The essential issue here has nothing to do with ‘exaggeration’ or what was said to who or when it was said, but the core issue that twelve years ago, a decision was made at the highest levels of both the US and UK governments, to invade Iraq and that the populations of both countries would take a lot of convincing to go along with the plan. Hence it was necessary to produce ‘ overwhelming proof’ of Saddam’s duplicity. Had it emerged and most importantly, been pursued by the mass media back in 2002, when there was still time to stall the build-up to war, events might have turned out very differently.

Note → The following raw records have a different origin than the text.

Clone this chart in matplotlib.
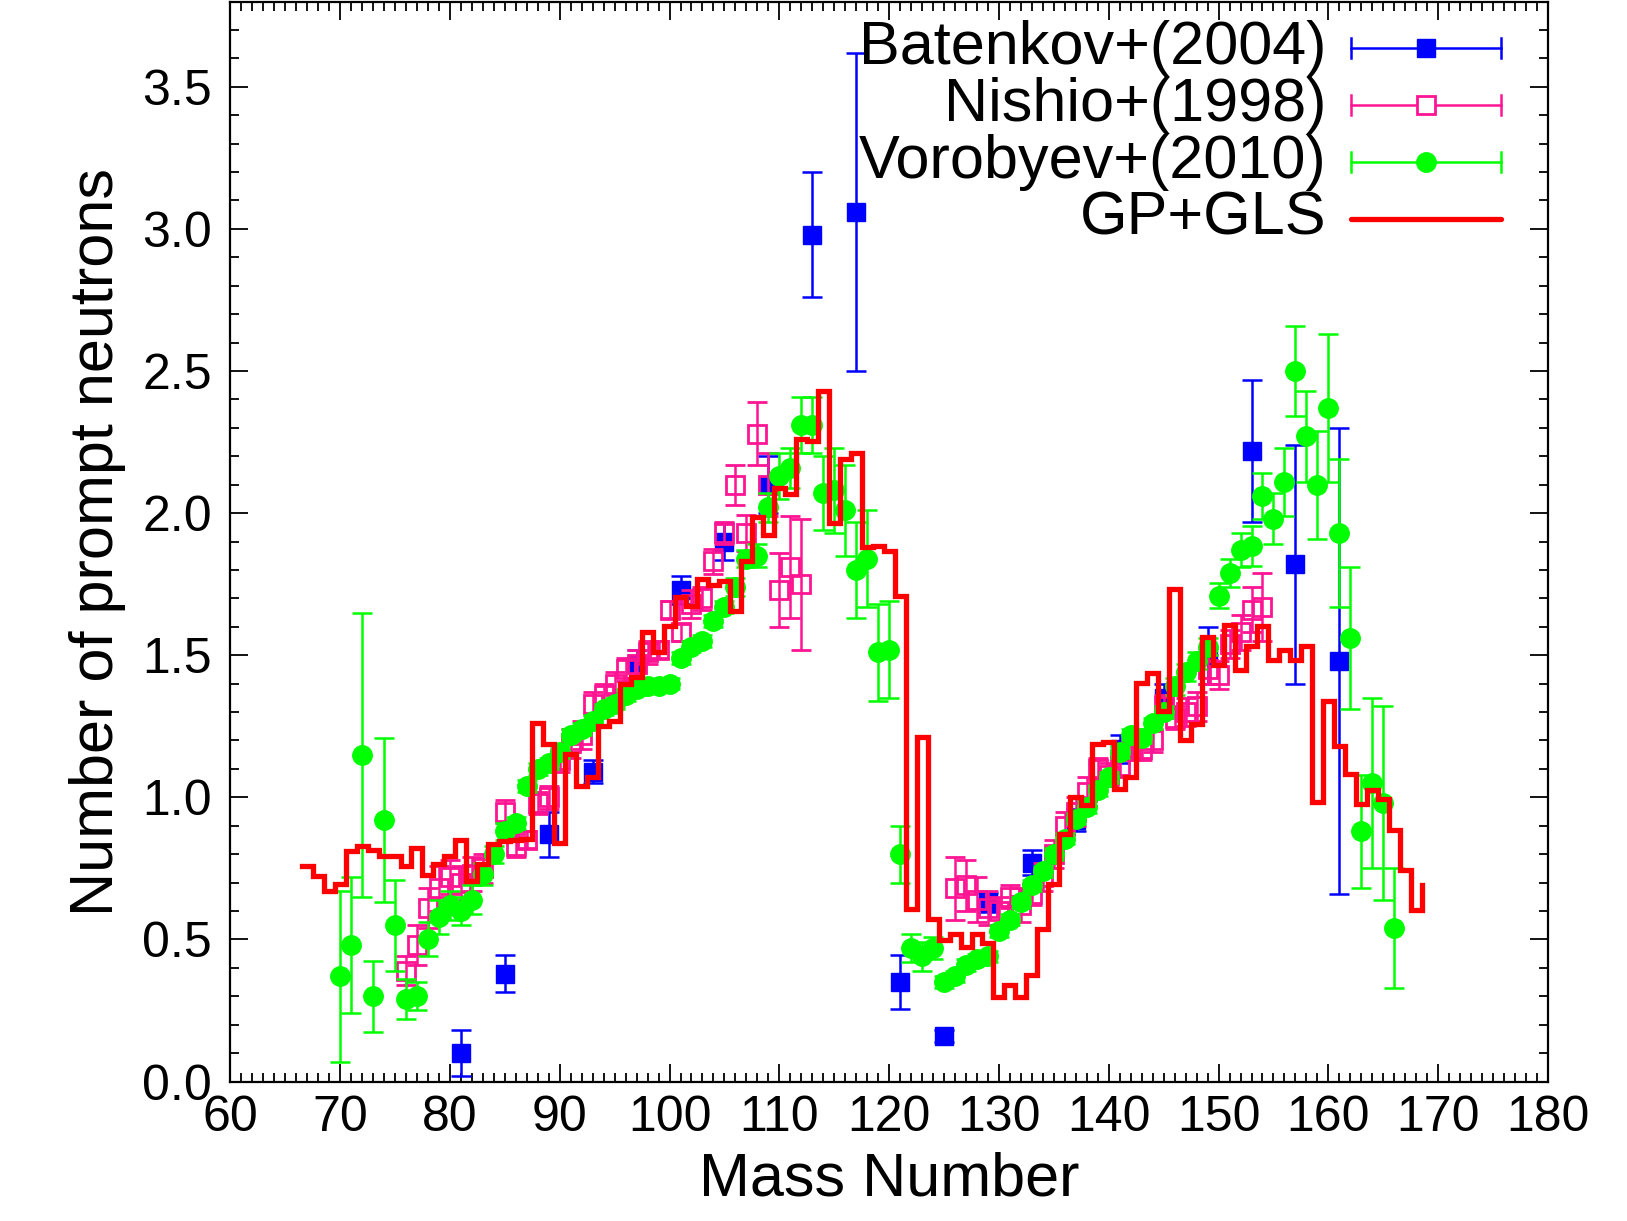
import numpy as np
import matplotlib.pyplot as plt
from matplotlib.ticker import MultipleLocator

plt.rcParams['font.family'] = ['Liberation Sans', 'DejaVu Sans']

# Batenkov+(2004)
bat_a = [81, 85, 89, 93, 97, 101, 105, 109, 113, 117, 121, 125, 129, 133, 137, 141, 145, 149, 153, 157, 161]
bat_nu = [0.10, 0.38, 0.87, 1.09, 1.47, 1.73, 1.90, 2.10, 2.98, 3.06, 0.35, 0.16, 0.63, 0.77, 0.92, 1.17,
          1.35, 1.50, 2.22, 1.82, 1.48]
bat_err = [0.08, 0.065, 0.08, 0.04, 0.05, 0.05, 0.065, 0.10, 0.22, 0.56, 0.095, 0.02, 0.035, 0.045, 0.04,
           0.05, 0.05, 0.10, 0.25, 0.42, 0.82]

# Nishio+(1998)
nis_a = [76, 77, 78, 79, 80, 81, 82, 83, 85, 86, 87, 88, 89, 90, 91, 92, 93, 94, 95, 96, 97, 98, 99, 100,
         101, 102, 103, 104, 105, 106, 107, 108, 109, 110, 111, 112,
         126, 127, 128, 129, 130, 131, 132, 133, 134, 135, 136, 137, 138, 139, 140, 141, 142, 143, 144,
         145, 146, 147, 148, 149, 150, 151, 152, 153, 154]
nis_nu = [0.39, 0.48, 0.61, 0.68, 0.72, 0.70, 0.73, 0.75, 0.95, 0.83, 0.85, 0.98, 1.00, 1.13, 1.19, 1.22,
          1.33, 1.36, 1.40, 1.45, 1.47, 1.51, 1.52, 1.66, 1.58, 1.68, 1.70, 1.83, 1.93, 2.10, 1.93, 2.28,
          2.10, 1.73, 1.81, 1.75,
          0.68, 0.69, 0.64, 0.61, 0.60, 0.65, 0.62, 0.66, 0.72, 0.80, 0.90, 0.95, 1.02, 1.10, 1.08, 1.11,
          1.17, 1.17, 1.20, 1.32, 1.28, 1.30, 1.32, 1.45, 1.43, 1.54, 1.58, 1.66, 1.67]
nis_err = [0.05, 0.07, 0.07, 0.08, 0.06, 0.06, 0.06, 0.05, 0.04, 0.04, 0.03, 0.04, 0.04, 0.04, 0.05, 0.05,
           0.04, 0.04, 0.04, 0.04, 0.05, 0.04, 0.03, 0.03, 0.03, 0.05, 0.04, 0.045, 0.04, 0.07, 0.065, 0.11,
           0.11, 0.13, 0.18, 0.23,
           0.11, 0.09, 0.08, 0.06, 0.05, 0.04, 0.06, 0.04, 0.05, 0.05, 0.05, 0.05, 0.05, 0.04, 0.04, 0.04,
           0.04, 0.04, 0.04, 0.04, 0.04, 0.05, 0.05, 0.05, 0.05, 0.05, 0.06, 0.08, 0.12]

# Vorobyev+(2010)
vor_a = list(range(70, 167))
vor_nu = [0.37, 0.48, 1.15, 0.30, 0.92, 0.55, 0.29, 0.30, 0.50, 0.58,          # 70-79
          0.62, 0.60, 0.64, 0.73, 0.80, 0.88, 0.91, 1.04, 1.10, 1.12,          # 80-89
          1.16, 1.22, 1.24, 1.27, 1.31, 1.33, 1.36, 1.38, 1.39, 1.39,          # 90-99
          1.40, 1.49, 1.53, 1.55, 1.62, 1.67, 1.74, 1.84, 1.85, 2.02,          # 100-109
          2.13, 2.16, 2.31, 2.31, 2.07, 2.08, 2.01, 1.80, 1.84, 1.51,          # 110-119
          1.52, 0.80, 0.47, 0.44, 0.47, 0.35, 0.37, 0.41, 0.43, 0.44,          # 120-129
          0.53, 0.57, 0.63, 0.69, 0.74, 0.80, 0.855, 0.925, 0.966, 1.024,      # 130-139
          1.07, 1.16, 1.22, 1.21, 1.26, 1.30, 1.39, 1.44, 1.48, 1.53,          # 140-149
          1.71, 1.79, 1.87, 1.885, 2.06, 1.98, 2.11, 2.50, 2.27, 2.10,         # 150-159
          2.37, 1.93, 1.56, 0.88, 1.05, 0.98, 0.54]                            # 160-166
vor_err = [0.30, 0.24, 0.50, 0.125, 0.29, 0.16, 0.07, 0.05, 0.06, 0.06,
           0.05, 0.05, 0.05, 0.04, 0.03, 0.03, 0.02, 0.02, 0.02, 0.02,
           0.02, 0.02, 0.02, 0.02, 0.02, 0.02, 0.02, 0.02, 0.02, 0.02,
           0.02, 0.02, 0.02, 0.02, 0.02, 0.02, 0.03, 0.03, 0.04, 0.05,
           0.08, 0.07, 0.10, 0.10, 0.13, 0.15, 0.16, 0.17, 0.17, 0.17,
           0.17, 0.10, 0.05, 0.05, 0.04, 0.02, 0.02, 0.02, 0.02, 0.02,
           0.02, 0.02, 0.02, 0.02, 0.02, 0.02, 0.02, 0.02, 0.02, 0.02,
           0.02, 0.02, 0.02, 0.02, 0.02, 0.02, 0.03, 0.03, 0.03, 0.03,
           0.045, 0.05, 0.06, 0.07, 0.08, 0.09, 0.12, 0.16, 0.16, 0.19,
           0.26, 0.26, 0.25, 0.20, 0.30, 0.34, 0.21]

# GP+GLS evaluation, one value per mass bin (67 ... 168)
gls_a = list(range(67, 169))
gls_nu = [0.757, 0.722, 0.672, 0.695, 0.812, 0.830, 0.815, 0.795, 0.795, 0.757,   # 67-76
          0.822, 0.725, 0.766, 0.795, 0.848, 0.707, 0.766, 0.836, 0.845, 0.850,   # 77-86
          0.855, 1.260, 1.188, 0.840, 1.153, 1.040, 1.073, 1.250, 1.270, 1.399,   # 87-96
          1.422, 1.580, 1.510, 1.604, 1.706, 1.672, 1.768, 1.748, 1.760, 1.655,   # 97-106
          1.832, 1.985, 1.922, 2.090, 2.066, 2.260, 2.252, 2.430, 1.965, 2.190,   # 107-116
          2.213, 1.879, 1.885, 1.868, 1.709, 0.608, 1.212, 0.573, 0.497, 0.518,   # 117-126
          0.474, 0.518, 0.486, 0.298, 0.339, 0.298, 0.374, 0.538, 0.696, 0.872,   # 127-136
          1.001, 0.972, 1.188, 1.194, 1.030, 1.071, 1.401, 1.436, 1.305, 1.733,   # 137-146
          1.202, 1.259, 1.563, 1.467, 1.606, 1.448, 1.534, 1.604, 1.483, 1.519,   # 147-156
          1.483, 1.534, 0.983, 1.340, 1.179, 1.083, 0.975, 1.027, 0.995, 0.886,   # 157-166
          0.743, 0.603]                                                           # 167-168
gls_end = 0.690

BLUE = '#0000ff'
PINK = '#ff1493'
GREEN = '#00ff00'
RED = '#ff0000'

fig = plt.figure(figsize=(16.27, 12.21), dpi=100)
ax = fig.add_axes([0.14155, 0.11425, 0.80989, 0.88452])

eb = dict(capsize=7, elinewidth=1.8, capthick=1.8, linestyle='none')
ax.errorbar(bat_a, bat_nu, yerr=bat_err, fmt='s', color=BLUE, ms=12.5, zorder=3, **eb)
ax.errorbar(nis_a, nis_nu, yerr=nis_err, fmt='s', color=PINK, mfc='none', mec=PINK, mew=2,
            ms=12.5, zorder=4, **eb)
ax.errorbar(vor_a, vor_nu, yerr=vor_err, fmt='o', color=GREEN, ms=14, zorder=5, **eb)

# histogram-like steps, bins centred on integer mass numbers
edges = np.append(np.array(gls_a) - 0.5, gls_a[-1] + 0.5)
xs = np.append(np.repeat(edges, 2)[1:-1], edges[-1])
ys = np.append(np.repeat(gls_nu, 2), gls_end)
ax.plot(xs, ys, color=RED, lw=3.8, solid_joinstyle='miter', zorder=6)

ax.set_xlim(60, 180)
ax.set_ylim(0, 3.8)
ax.xaxis.set_major_locator(MultipleLocator(10))
ax.xaxis.set_minor_locator(MultipleLocator(1))
ax.yaxis.set_major_locator(MultipleLocator(0.5))
ax.yaxis.set_minor_locator(MultipleLocator(0.1))
ax.yaxis.set_major_formatter(plt.FormatStrFormatter('%.1f'))
ax.tick_params(which='both', direction='in', top=True, right=True, width=1.3, labelsize=36)
ax.tick_params(which='major', length=13)
ax.tick_params(which='minor', length=6.5)
ax.tick_params(axis='x', pad=9.5)
ax.tick_params(axis='y', pad=13)
for s in ax.spines.values():
    s.set_linewidth(1.6)

ax.set_xlabel('Mass Number', fontsize=44, labelpad=8)
ax.set_ylabel('Number of prompt neutrons', fontsize=44, labelpad=12)

# key, drawn gnuplot style in the upper right corner
leg_labels = ['Batenkov+(2004)', 'Nishio+(1998)', 'Vorobyev+(2010)', 'GP+GLS']
leg_colors = [BLUE, PINK, GREEN, RED]
leg_markers = ['s', 's', 'o', None]
leg_y = [3.635, 3.435, 3.235, 3.035]
x_text, x0, x1, xm, cap = 159.8, 162.06, 175.7, 168.9, 0.035
for lab, col, mk, y in zip(leg_labels, leg_colors, leg_markers, leg_y):
    ax.text(x_text, y, lab, ha='right', va='center', fontsize=44, zorder=10)
    if mk is None:
        ax.plot([x0, x1], [y, y], color=col, lw=3.8, solid_capstyle='round', zorder=10)
        continue
    ax.plot([x0, x1], [y, y], color=col, lw=1.8, zorder=10)
    ax.plot([x0, x0], [y - cap, y + cap], color=col, lw=1.8, zorder=10)
    ax.plot([x1, x1], [y - cap, y + cap], color=col, lw=1.8, zorder=10)
    if col == PINK:
        ax.plot([xm], [y], marker=mk, ms=12.5, mfc='white', mec=col, mew=2, zorder=11)
    else:
        ax.plot([xm], [y], marker=mk, ms=14 if mk == 'o' else 12.5, color=col, zorder=11)

fig.savefig('out.png', dpi=100)
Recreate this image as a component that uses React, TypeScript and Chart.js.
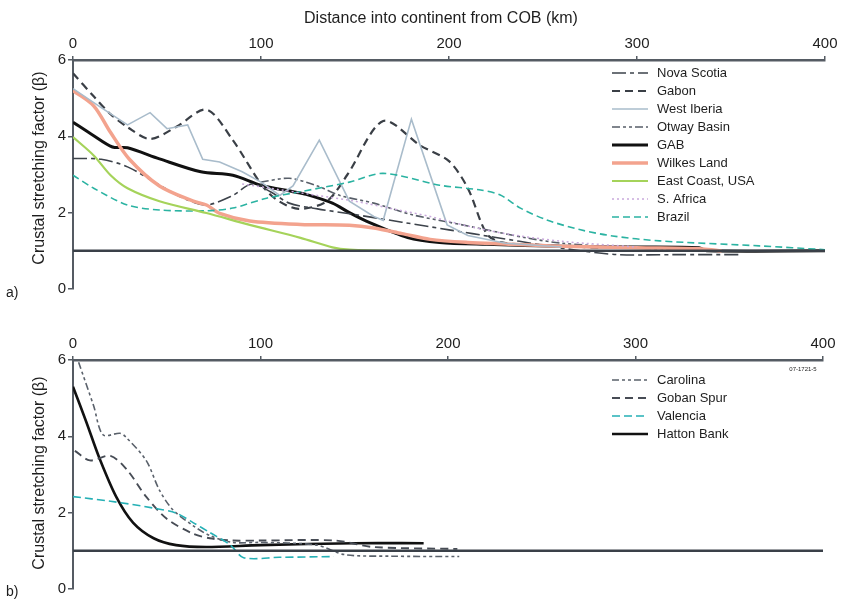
import React, { useEffect, useRef } from "react";
import { Chart, registerables } from "chart.js";

Chart.register(...registerables);

// ---------- Panel a data (distance km, stretching factor beta) ----------
const xTicks = [0, 100, 200, 300, 400];
const yTicks = [0, 2, 4, 6];
const baselineX = [0, 400];
const baselineY = [1, 1];

const novaScotiaX = [0, 15, 29, 45, 60, 71, 85, 95, 105, 115, 130, 150, 175, 200, 225, 250, 270, 290, 320, 355];
const novaScotiaY = [3.42, 3.4, 3.2, 2.75, 2.35, 2.2, 2.45, 2.75, 2.55, 2.25, 2.1, 1.95, 1.75, 1.55, 1.35, 1.15, 1.0, 0.9, 0.9, 0.9];

const gabonX = [0, 11, 20, 29, 41, 55, 71, 85, 100, 108, 120, 135, 146, 165, 185, 200, 210, 220, 228, 250, 280];
const gabonY = [5.65, 5.05, 4.58, 4.24, 3.93, 4.25, 4.7, 3.9, 2.75, 2.35, 2.1, 2.3, 3.0, 4.4, 3.75, 3.35, 2.64, 1.45, 1.22, 1.15, 1.08];

const westIberiaX = [0, 15, 29, 41, 50, 61, 69, 78, 90, 100, 110, 117, 131, 147, 160, 165, 180, 199, 210, 230, 260];
const westIberiaY = [5.25, 4.75, 4.3, 4.62, 4.2, 4.3, 3.4, 3.33, 3.07, 2.8, 2.45, 2.7, 3.9, 2.3, 1.9, 1.8, 4.45, 1.68, 1.4, 1.2, 1.1];

const otwayX = [100, 115, 130, 142, 160, 180, 200, 220, 240, 260, 290, 330];
const otwayY = [2.8, 2.9, 2.7, 2.45, 2.25, 1.95, 1.75, 1.55, 1.35, 1.2, 1.1, 1.02];

const gabX = [0, 10, 21, 29, 46, 68, 85, 100, 117, 124, 138, 147, 156, 178, 195, 220, 260, 300, 333, 337, 400];
const gabY = [4.37, 4.05, 3.72, 3.7, 3.41, 3.07, 2.98, 2.72, 2.55, 2.48, 2.25, 2.0, 1.78, 1.35, 1.22, 1.17, 1.12, 1.1, 1.08, 1.0, 1.0];

const wilkesX = [0, 11, 20, 30, 46, 64, 71, 78, 94, 121, 147, 160, 175, 190, 210, 230, 260, 300, 335, 345];
const wilkesY = [5.2, 4.8, 4.1, 3.4, 2.7, 2.3, 2.2, 1.98, 1.78, 1.69, 1.67, 1.6, 1.45, 1.3, 1.22, 1.18, 1.12, 1.08, 1.05, 1.0];

const eastCoastX = [0, 11, 20, 29, 46, 71, 94, 121, 138, 147, 170, 220];
const eastCoastY = [3.98, 3.5, 2.98, 2.64, 2.3, 1.99, 1.68, 1.34, 1.09, 1.03, 1.0, 1.0];

const sAfricaX = [90, 110, 130, 150, 170, 190, 210, 230, 260, 300];
const sAfricaY = [2.75, 2.6, 2.45, 2.3, 2.1, 1.9, 1.65, 1.45, 1.25, 1.1];

const brazilX = [0, 11, 29, 46, 71, 85, 103, 121, 147, 165, 195, 216, 227, 238, 252, 270, 287, 312, 365, 400];
const brazilY = [2.98, 2.64, 2.2, 2.07, 2.05, 2.12, 2.38, 2.55, 2.8, 3.03, 2.72, 2.6, 2.47, 2.12, 1.81, 1.55, 1.39, 1.26, 1.13, 1.03];

// ---------- Panel b data ----------
const carolinaX = [3, 11, 16, 25, 28, 39, 46, 53, 64, 73, 85, 100, 130, 145, 170, 206];
const carolinaY = [5.94, 4.8, 4.04, 4.08, 3.99, 3.37, 2.6, 2.09, 1.66, 1.4, 1.22, 1.22, 1.15, 0.9, 0.86, 0.85];

const gobanX = [1, 9, 20, 29, 39, 50, 64, 73, 85, 100, 140, 160, 205];
const gobanY = [3.62, 3.37, 3.49, 3.11, 2.42, 1.84, 1.45, 1.33, 1.27, 1.27, 1.27, 1.1, 1.05];

const valenciaX = [0, 20, 43, 55, 64, 73, 84, 91, 110, 139];
const valenciaY = [2.42, 2.3, 2.12, 1.99, 1.74, 1.48, 1.15, 0.82, 0.83, 0.85];

const hattonX = [0, 7, 14, 23, 32, 43, 55, 71, 100, 150, 187];
const hattonY = [5.3, 4.39, 3.44, 2.42, 1.74, 1.33, 1.15, 1.1, 1.15, 1.2, 1.2];

const legendA = ["Nova Scotia", "Gabon", "West Iberia", "Otway Basin", "GAB", "Wilkes Land", "East Coast, USA", "S. Africa", "Brazil"];
const legendB = ["Carolina", "Goban Spur", "Valencia", "Hatton Bank"];

const FONT = '"Liberation Sans", Arial, Helvetica, sans-serif';
const AXIS = "#555b63";
const TEXT = "#1e1e1e";

const pts = (xs: number[], ys: number[]) => xs.map((x, i) => ({ x, y: ys[i] }));

function ds(label: string, xs: number[], ys: number[], color: string, width: number, dash: number[], tension = 0.3) {
  return {
    label,
    data: pts(xs, ys),
    borderColor: color,
    backgroundColor: color,
    borderWidth: width,
    borderDash: dash,
    borderCapStyle: "butt",
    pointRadius: 0,
    fill: false,
    tension,
  };
}

const annotPlugin = {
  id: "annot",
  afterDraw(chart: any, _args: any, opts: any) {
    const ctx = chart.ctx;
    ctx.save();
    ctx.fillStyle = TEXT;
    ctx.textBaseline = "middle";
    if (opts.title) {
      ctx.font = `16px ${FONT}`;
      ctx.textAlign = "center";
      ctx.fillText(opts.title, 441, 19);
    }
    // panel label
    ctx.font = `14px ${FONT}`;
    ctx.textAlign = "left";
    ctx.fillText(opts.panel, 6, opts.panelY);
    // y title
    ctx.save();
    ctx.translate(40, opts.yTitleY);
    ctx.rotate(-Math.PI / 2);
    ctx.textAlign = "center";
    ctx.font = `16px ${FONT}`;
    ctx.fillText("Crustal stretching factor (\u03B2)", 0, 0);
    ctx.restore();
    // legend
    const labels: string[] = opts.legend;
    labels.forEach((lab: string, i: number) => {
      const d = chart.data.datasets.find((q: any) => q.label === lab);
      const y = opts.legendY + i * 18;
      if (d) {
        ctx.save();
        ctx.strokeStyle = d.borderColor;
        ctx.lineWidth = d.borderWidth;
        ctx.setLineDash(d.borderDash || []);
        ctx.beginPath();
        ctx.moveTo(612, y);
        ctx.lineTo(648, y);
        ctx.stroke();
        ctx.restore();
      }
      ctx.font = `13px ${FONT}`;
      ctx.fillStyle = TEXT;
      ctx.textAlign = "left";
      ctx.fillText(lab, 657, y);
    });
    if (opts.code) {
      ctx.font = `6px ${FONT}`;
      ctx.textAlign = "center";
      ctx.fillText(opts.code, 803, 69);
    }
    ctx.restore();
  },
};

function makeOptions(extra: any, padRight: number, padBottom: number) {
  return {
    animation: false,
    responsive: false,
    maintainAspectRatio: false,
    layout: { padding: { left: 0, right: padRight, top: 0, bottom: padBottom } },
    plugins: {
      legend: { display: false },
      tooltip: { enabled: false },
      title: { display: false },
      annot: extra,
    },
    scales: {
      x: {
        type: "linear",
        position: "top",
        min: 0,
        max: 400,
        afterBuildTicks: (s: any) => {
          s.ticks = xTicks.map((v) => ({ value: v }));
        },
        afterFit: (s: any) => {
          s.height = 60;
        },
        ticks: { font: { size: 15, family: FONT }, color: TEXT, padding: 3, maxRotation: 0 },
        grid: { drawOnChartArea: false, drawTicks: true, tickLength: 4, color: AXIS, lineWidth: 1.5 },
        border: { display: true, color: AXIS, width: 2.5 },
      },
      y: {
        type: "linear",
        position: "left",
        min: 0,
        max: 6,
        afterBuildTicks: (s: any) => {
          s.ticks = yTicks.map((v) => ({ value: v }));
        },
        afterFit: (s: any) => {
          s.width = 73;
        },
        ticks: { font: { size: 15, family: FONT }, color: TEXT, padding: 2 },
        grid: { drawOnChartArea: false, drawTicks: true, tickLength: 5, color: AXIS, lineWidth: 1.5 },
        border: { display: true, color: AXIS, width: 2 },
      },
    },
  };
}

function PanelA() {
  const ref = useRef<HTMLCanvasElement | null>(null);
  useEffect(() => {
    if (!ref.current) return;
    const chart = new Chart(ref.current, {
      type: "line",
      data: {
        datasets: [
          ds("baseline", baselineX, baselineY, "#3a4048", 2.5, [], 0),
          ds("S. Africa", sAfricaX, sAfricaY, "#c9a9dc", 1.5, [2, 3]),
          ds("East Coast, USA", eastCoastX, eastCoastY, "#a5d35a", 2.2, []),
          ds("Brazil", brazilX, brazilY, "#2bb3a2", 1.6, [7, 4]),
          ds("West Iberia", westIberiaX, westIberiaY, "#a9bccb", 1.6, [], 0),
          ds("Wilkes Land", wilkesX, wilkesY, "#f3a38e", 3.5, []),
          ds("Otway Basin", otwayX, otwayY, "#575e68", 1.6, [8, 3, 3, 3, 3, 3]),
          ds("Nova Scotia", novaScotiaX, novaScotiaY, "#3d434b", 1.6, [14, 4, 4, 4]),
          ds("Gabon", gabonX, gabonY, "#3a3f46", 2.2, [8, 5]),
          ds("GAB", gabX, gabY, "#111111", 3, []),
        ],
      },
      options: makeOptions(
        {
          title: "Distance into continent from COB (km)",
          panel: "a)",
          panelY: 293,
          yTitleY: 168,
          legend: legendA,
          legendY: 73,
        },
        18,
        8
      ) as any,
      plugins: [annotPlugin],
    });
    return () => chart.destroy();
  }, []);
  return <canvas ref={ref} width={843} height={300} style={{ display: "block", width: 843, height: 300 }} />;
}

function PanelB() {
  const ref = useRef<HTMLCanvasElement | null>(null);
  useEffect(() => {
    if (!ref.current) return;
    const chart = new Chart(ref.current, {
      type: "line",
      data: {
        datasets: [
          ds("baseline", baselineX, baselineY, "#3a4048", 2.5, [], 0),
          ds("Valencia", valenciaX, valenciaY, "#25b0b5", 1.6, [8, 4]),
          ds("Carolina", carolinaX, carolinaY, "#5a616b", 1.6, [7, 3, 3, 3, 3, 3]),
          ds("Goban Spur", gobanX, gobanY, "#474c55", 1.9, [8, 5]),
          ds("Hatton Bank", hattonX, hattonY, "#111111", 2.6, []),
        ],
      },
      options: makeOptions(
        {
          title: "",
          panel: "b)",
          panelY: 292,
          yTitleY: 173,
          legend: legendB,
          legendY: 80,
          code: "07-1721-5",
        },
        20,
        5
      ) as any,
      plugins: [annotPlugin],
    });
    return () => chart.destroy();
  }, []);
  return <canvas ref={ref} width={843} height={300} style={{ display: "block", width: 843, height: 300 }} />;
}

export default function App() {
  return (
    <div style={{ position: "absolute", left: 0, top: 0, width: 843, height: 600, background: "#fff" }}>
      <PanelA />
      <PanelB />
    </div>
  );
}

What is laughable about this pack of liars, is that any suggestion that members of government would lie, is met with outraged howls of ‘how dare you suggest such a thing!’ And these cries of outrage, come from not only from the ‘wolves’ but from other members of government, even those in opposition to the invasion, who simply find it impossible to consider the idea that our ‘leaders’ would lie to us in order to pursue a policy that was opposed by the vast majority of the population. The fantasy that somehow, British politicians are a cut above everybody else’s when it comes to telling the truth, is in itself an outrageous lie that has been peddled to the population ad nauseum. Indeed, it forms the basis of the very idea of ‘spin’.
And if indeed, they are not lying, then the statements made here and elsewhere, give the government every reason to haul me and many others into court and prove it.